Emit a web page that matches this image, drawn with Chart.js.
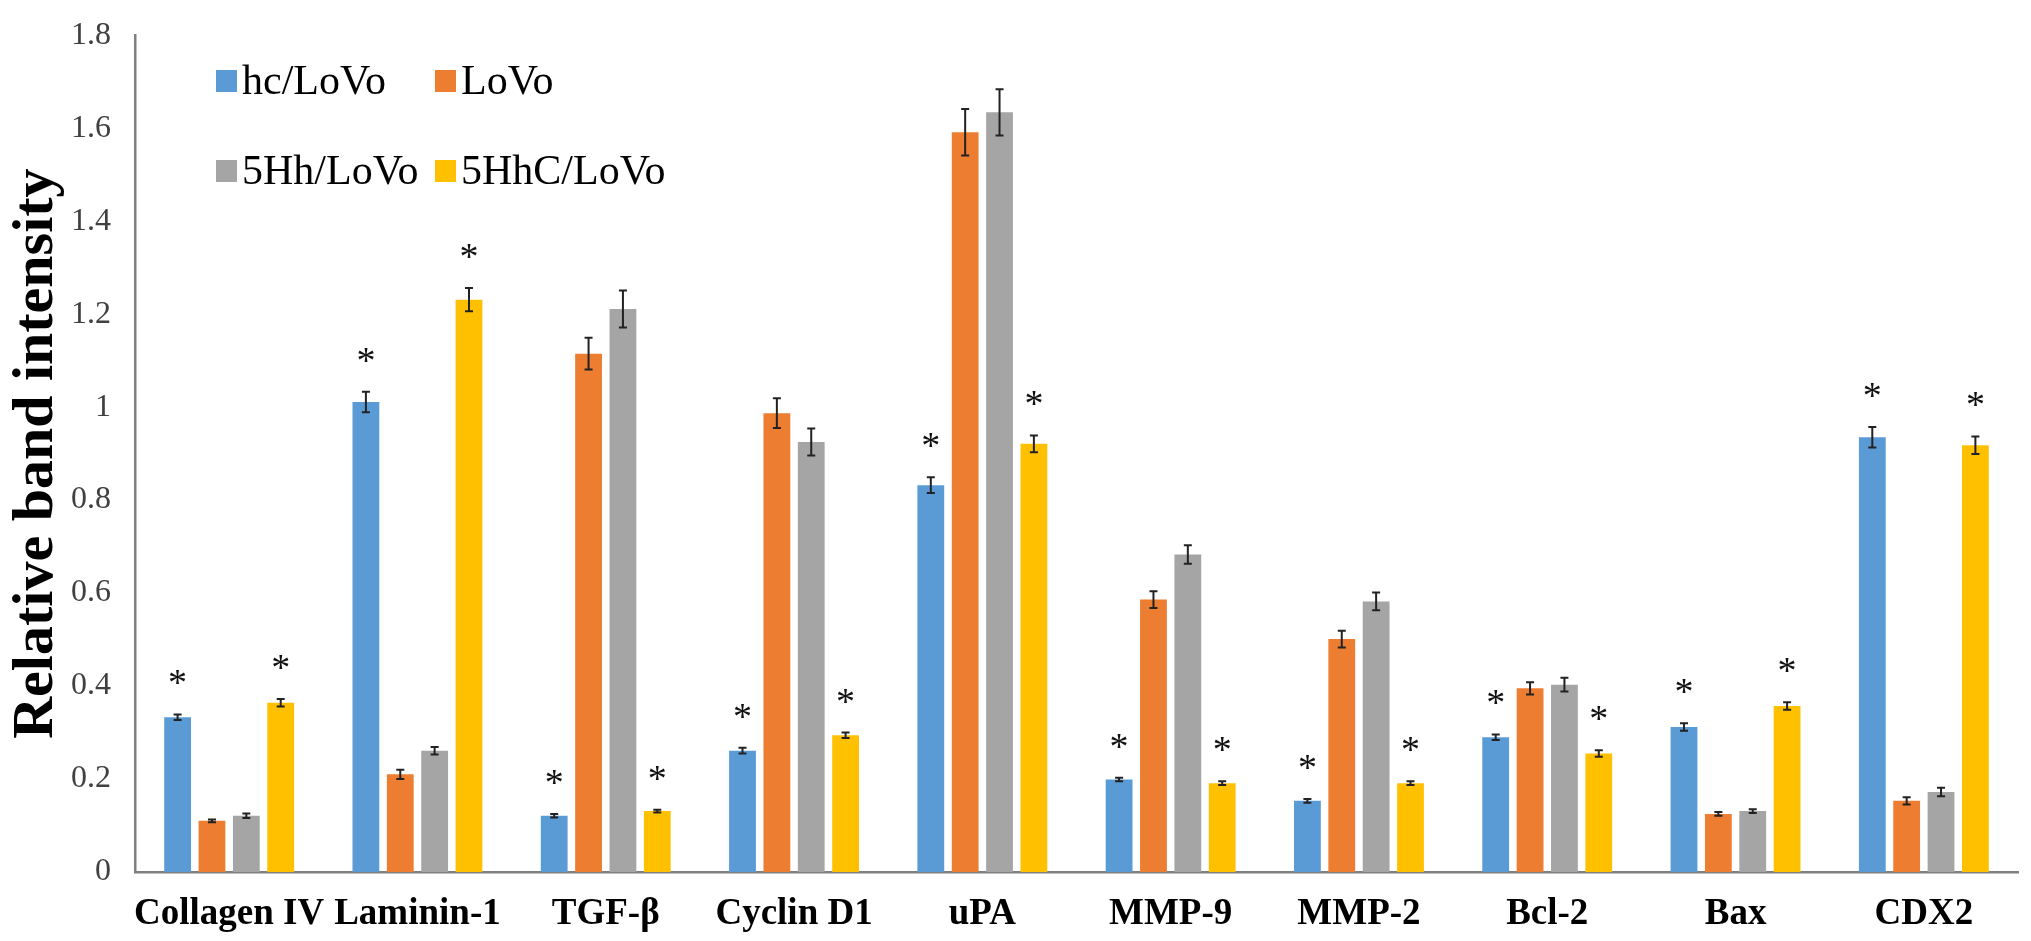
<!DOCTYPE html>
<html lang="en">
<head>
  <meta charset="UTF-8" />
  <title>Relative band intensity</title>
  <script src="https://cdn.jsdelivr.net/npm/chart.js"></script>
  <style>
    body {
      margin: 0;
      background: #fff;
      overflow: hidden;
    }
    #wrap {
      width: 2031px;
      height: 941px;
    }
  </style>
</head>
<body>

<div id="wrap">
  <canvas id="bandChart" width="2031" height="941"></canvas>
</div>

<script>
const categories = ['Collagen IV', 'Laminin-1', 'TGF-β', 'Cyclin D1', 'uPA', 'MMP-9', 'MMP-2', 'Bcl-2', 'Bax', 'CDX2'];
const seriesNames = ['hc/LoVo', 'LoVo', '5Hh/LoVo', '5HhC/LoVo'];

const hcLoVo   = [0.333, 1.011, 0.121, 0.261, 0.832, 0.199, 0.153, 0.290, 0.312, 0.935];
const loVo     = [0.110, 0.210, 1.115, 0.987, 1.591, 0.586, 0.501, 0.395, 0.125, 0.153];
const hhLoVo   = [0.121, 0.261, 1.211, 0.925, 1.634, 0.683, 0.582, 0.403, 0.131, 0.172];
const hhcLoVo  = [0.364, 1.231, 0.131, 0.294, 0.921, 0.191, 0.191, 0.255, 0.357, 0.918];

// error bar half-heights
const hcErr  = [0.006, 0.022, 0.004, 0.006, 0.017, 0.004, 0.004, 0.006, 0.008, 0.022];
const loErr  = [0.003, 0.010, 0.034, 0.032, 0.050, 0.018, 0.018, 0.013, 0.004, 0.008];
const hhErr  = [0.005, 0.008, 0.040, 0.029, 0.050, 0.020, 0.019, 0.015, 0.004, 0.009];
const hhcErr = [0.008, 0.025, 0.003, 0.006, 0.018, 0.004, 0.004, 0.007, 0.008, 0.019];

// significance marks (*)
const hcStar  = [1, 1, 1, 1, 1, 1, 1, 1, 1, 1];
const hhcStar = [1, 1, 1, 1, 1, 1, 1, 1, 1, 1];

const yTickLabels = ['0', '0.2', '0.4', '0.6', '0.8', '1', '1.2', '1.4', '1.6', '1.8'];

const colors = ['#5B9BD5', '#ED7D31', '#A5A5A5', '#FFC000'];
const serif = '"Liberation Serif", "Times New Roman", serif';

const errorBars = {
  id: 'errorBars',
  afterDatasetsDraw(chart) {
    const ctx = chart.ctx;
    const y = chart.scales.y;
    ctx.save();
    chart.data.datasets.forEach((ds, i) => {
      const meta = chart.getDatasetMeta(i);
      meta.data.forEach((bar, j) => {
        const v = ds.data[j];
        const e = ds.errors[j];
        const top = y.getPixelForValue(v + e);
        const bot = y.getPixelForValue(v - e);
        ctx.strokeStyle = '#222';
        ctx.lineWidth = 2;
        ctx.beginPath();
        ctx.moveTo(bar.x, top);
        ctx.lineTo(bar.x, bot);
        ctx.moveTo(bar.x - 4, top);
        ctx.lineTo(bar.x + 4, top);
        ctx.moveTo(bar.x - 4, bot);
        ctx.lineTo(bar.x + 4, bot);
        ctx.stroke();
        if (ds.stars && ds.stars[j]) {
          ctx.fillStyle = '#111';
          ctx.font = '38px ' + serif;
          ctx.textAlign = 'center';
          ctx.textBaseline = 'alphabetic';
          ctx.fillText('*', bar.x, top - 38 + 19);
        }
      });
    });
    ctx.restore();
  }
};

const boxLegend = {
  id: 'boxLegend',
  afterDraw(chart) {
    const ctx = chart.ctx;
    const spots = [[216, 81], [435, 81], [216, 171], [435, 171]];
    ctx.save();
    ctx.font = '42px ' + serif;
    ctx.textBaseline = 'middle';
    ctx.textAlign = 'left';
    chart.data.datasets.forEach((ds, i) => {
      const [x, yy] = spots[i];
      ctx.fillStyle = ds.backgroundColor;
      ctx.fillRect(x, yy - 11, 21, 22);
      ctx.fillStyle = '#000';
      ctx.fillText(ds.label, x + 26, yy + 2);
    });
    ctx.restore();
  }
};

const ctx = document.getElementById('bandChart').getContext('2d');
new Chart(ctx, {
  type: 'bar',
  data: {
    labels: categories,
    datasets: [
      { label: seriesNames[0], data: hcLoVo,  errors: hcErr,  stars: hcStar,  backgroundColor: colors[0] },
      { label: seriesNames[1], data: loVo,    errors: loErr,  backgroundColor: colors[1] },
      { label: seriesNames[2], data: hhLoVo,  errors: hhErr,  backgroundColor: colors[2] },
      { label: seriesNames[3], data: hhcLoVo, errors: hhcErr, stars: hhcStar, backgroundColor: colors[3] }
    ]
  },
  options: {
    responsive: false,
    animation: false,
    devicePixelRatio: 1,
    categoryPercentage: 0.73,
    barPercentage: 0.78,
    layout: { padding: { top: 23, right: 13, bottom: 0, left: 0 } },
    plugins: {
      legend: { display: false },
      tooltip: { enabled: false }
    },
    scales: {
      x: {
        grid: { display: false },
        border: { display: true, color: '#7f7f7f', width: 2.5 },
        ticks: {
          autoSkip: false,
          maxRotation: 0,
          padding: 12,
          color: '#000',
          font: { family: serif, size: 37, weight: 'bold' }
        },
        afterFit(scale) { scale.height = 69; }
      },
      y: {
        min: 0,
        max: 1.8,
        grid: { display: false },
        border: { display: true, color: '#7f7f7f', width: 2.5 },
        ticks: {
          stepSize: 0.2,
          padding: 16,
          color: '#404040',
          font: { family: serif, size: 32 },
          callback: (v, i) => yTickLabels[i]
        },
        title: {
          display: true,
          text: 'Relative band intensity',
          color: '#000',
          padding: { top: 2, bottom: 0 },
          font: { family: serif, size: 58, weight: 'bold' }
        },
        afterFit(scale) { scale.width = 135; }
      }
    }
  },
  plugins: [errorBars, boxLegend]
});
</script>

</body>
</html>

## What to produce
All the lines above are to be given again exactly as they read, with the pictures removed.

## Expected output
Emit a web page that matches this image, drawn with Chart.js.
<!DOCTYPE html>
<html lang="en">
<head>
  <meta charset="UTF-8" />
  <title>Relative band intensity</title>
  <script src="https://cdn.jsdelivr.net/npm/chart.js"></script>
  <style>
    body {
      margin: 0;
      background: #fff;
      overflow: hidden;
    }
    #wrap {
      width: 2031px;
      height: 941px;
    }
  </style>
</head>
<body>

<div id="wrap">
  <canvas id="bandChart" width="2031" height="941"></canvas>
</div>

<script>
const categories = ['Collagen IV', 'Laminin-1', 'TGF-β', 'Cyclin D1', 'uPA', 'MMP-9', 'MMP-2', 'Bcl-2', 'Bax', 'CDX2'];
const seriesNames = ['hc/LoVo', 'LoVo', '5Hh/LoVo', '5HhC/LoVo'];

const hcLoVo   = [0.333, 1.011, 0.121, 0.261, 0.832, 0.199, 0.153, 0.290, 0.312, 0.935];
const loVo     = [0.110, 0.210, 1.115, 0.987, 1.591, 0.586, 0.501, 0.395, 0.125, 0.153];
const hhLoVo   = [0.121, 0.261, 1.211, 0.925, 1.634, 0.683, 0.582, 0.403, 0.131, 0.172];
const hhcLoVo  = [0.364, 1.231, 0.131, 0.294, 0.921, 0.191, 0.191, 0.255, 0.357, 0.918];

// error bar half-heights
const hcErr  = [0.006, 0.022, 0.004, 0.006, 0.017, 0.004, 0.004, 0.006, 0.008, 0.022];
const loErr  = [0.003, 0.010, 0.034, 0.032, 0.050, 0.018, 0.018, 0.013, 0.004, 0.008];
const hhErr  = [0.005, 0.008, 0.040, 0.029, 0.050, 0.020, 0.019, 0.015, 0.004, 0.009];
const hhcErr = [0.008, 0.025, 0.003, 0.006, 0.018, 0.004, 0.004, 0.007, 0.008, 0.019];

// significance marks (*)
const hcStar  = [1, 1, 1, 1, 1, 1, 1, 1, 1, 1];
const hhcStar = [1, 1, 1, 1, 1, 1, 1, 1, 1, 1];

const yTickLabels = ['0', '0.2', '0.4', '0.6', '0.8', '1', '1.2', '1.4', '1.6', '1.8'];

const colors = ['#5B9BD5', '#ED7D31', '#A5A5A5', '#FFC000'];
const serif = '"Liberation Serif", "Times New Roman", serif';

const errorBars = {
  id: 'errorBars',
  afterDatasetsDraw(chart) {
    const ctx = chart.ctx;
    const y = chart.scales.y;
    ctx.save();
    chart.data.datasets.forEach((ds, i) => {
      const meta = chart.getDatasetMeta(i);
      meta.data.forEach((bar, j) => {
        const v = ds.data[j];
        const e = ds.errors[j];
        const top = y.getPixelForValue(v + e);
        const bot = y.getPixelForValue(v - e);
        ctx.strokeStyle = '#222';
        ctx.lineWidth = 2;
        ctx.beginPath();
        ctx.moveTo(bar.x, top);
        ctx.lineTo(bar.x, bot);
        ctx.moveTo(bar.x - 4, top);
        ctx.lineTo(bar.x + 4, top);
        ctx.moveTo(bar.x - 4, bot);
        ctx.lineTo(bar.x + 4, bot);
        ctx.stroke();
        if (ds.stars && ds.stars[j]) {
          ctx.fillStyle = '#111';
          ctx.font = '38px ' + serif;
          ctx.textAlign = 'center';
          ctx.textBaseline = 'alphabetic';
          ctx.fillText('*', bar.x, top - 38 + 19);
        }
      });
    });
    ctx.restore();
  }
};

const boxLegend = {
  id: 'boxLegend',
  afterDraw(chart) {
    const ctx = chart.ctx;
    const spots = [[216, 81], [435, 81], [216, 171], [435, 171]];
    ctx.save();
    ctx.font = '42px ' + serif;
    ctx.textBaseline = 'middle';
    ctx.textAlign = 'left';
    chart.data.datasets.forEach((ds, i) => {
      const [x, yy] = spots[i];
      ctx.fillStyle = ds.backgroundColor;
      ctx.fillRect(x, yy - 11, 21, 22);
      ctx.fillStyle = '#000';
      ctx.fillText(ds.label, x + 26, yy + 2);
    });
    ctx.restore();
  }
};

const ctx = document.getElementById('bandChart').getContext('2d');
new Chart(ctx, {
  type: 'bar',
  data: {
    labels: categories,
    datasets: [
      { label: seriesNames[0], data: hcLoVo,  errors: hcErr,  stars: hcStar,  backgroundColor: colors[0] },
      { label: seriesNames[1], data: loVo,    errors: loErr,  backgroundColor: colors[1] },
      { label: seriesNames[2], data: hhLoVo,  errors: hhErr,  backgroundColor: colors[2] },
      { label: seriesNames[3], data: hhcLoVo, errors: hhcErr, stars: hhcStar, backgroundColor: colors[3] }
    ]
  },
  options: {
    responsive: false,
    animation: false,
    devicePixelRatio: 1,
    categoryPercentage: 0.73,
    barPercentage: 0.78,
    layout: { padding: { top: 23, right: 13, bottom: 0, left: 0 } },
    plugins: {
      legend: { display: false },
      tooltip: { enabled: false }
    },
    scales: {
      x: {
        grid: { display: false },
        border: { display: true, color: '#7f7f7f', width: 2.5 },
        ticks: {
          autoSkip: false,
          maxRotation: 0,
          padding: 12,
          color: '#000',
          font: { family: serif, size: 37, weight: 'bold' }
        },
        afterFit(scale) { scale.height = 69; }
      },
      y: {
        min: 0,
        max: 1.8,
        grid: { display: false },
        border: { display: true, color: '#7f7f7f', width: 2.5 },
        ticks: {
          stepSize: 0.2,
          padding: 16,
          color: '#404040',
          font: { family: serif, size: 32 },
          callback: (v, i) => yTickLabels[i]
        },
        title: {
          display: true,
          text: 'Relative band intensity',
          color: '#000',
          padding: { top: 2, bottom: 0 },
          font: { family: serif, size: 58, weight: 'bold' }
        },
        afterFit(scale) { scale.width = 135; }
      }
    }
  },
  plugins: [errorBars, boxLegend]
});
</script>

</body>
</html>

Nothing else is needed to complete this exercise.